Для М. Петровского акцент здесь – на том, что материалом, из которого Булгаков «соткался», пользуясь любимым словом писателя, была «культура города – условно говоря, “киевская культура”» [677].
Не оспоривая этого, мы в рамках данной работы акцентируем другое. Готовые блоки, в изобилии применяемые и во многом определяющие «беловой» вид рукописей писателя, позволяют считать, что еще в раннем периоде не дошедшей до нас работы – то есть не только во вполне европейском Киеве 1900-х – начала 1910-х годов, но и в сельской глуши Смоленской губернии, и в залитом кровью Киеве 1918–1919 годов, и на белом, а затем красном Северном Кавказе, в кратковременном пребывании в Батуме и в первые московские месяцы – сложился некий строительный запас.

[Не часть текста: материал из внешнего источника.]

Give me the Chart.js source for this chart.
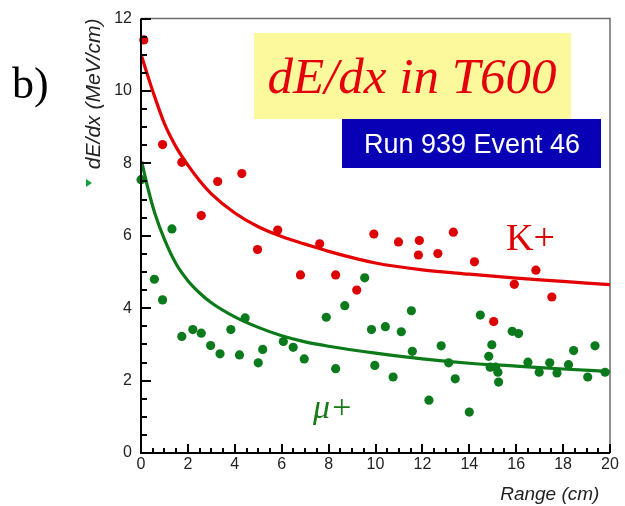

То, что до нас дошло, – «Записки на манжетах», рассказы начала 20-х – уже использовали этот (постоянно пополняющийся) запас, который далее находит применение в новых и новых замыслах. Сюда относятся и звуки «гармоники», и «пятый этаж » [678], и многое другое – например, впервые появившиеся именно в «Записках на манжетах» душные южные ночи, в которые человеку «нет облегчения», «огненный шар», заставляющий страдать все живое, – то, что потом развернулось в ершалаимских описаниях «Мастера и Маргариты». Блоки становятся структурной основой для картин любой сложности и любого назначения.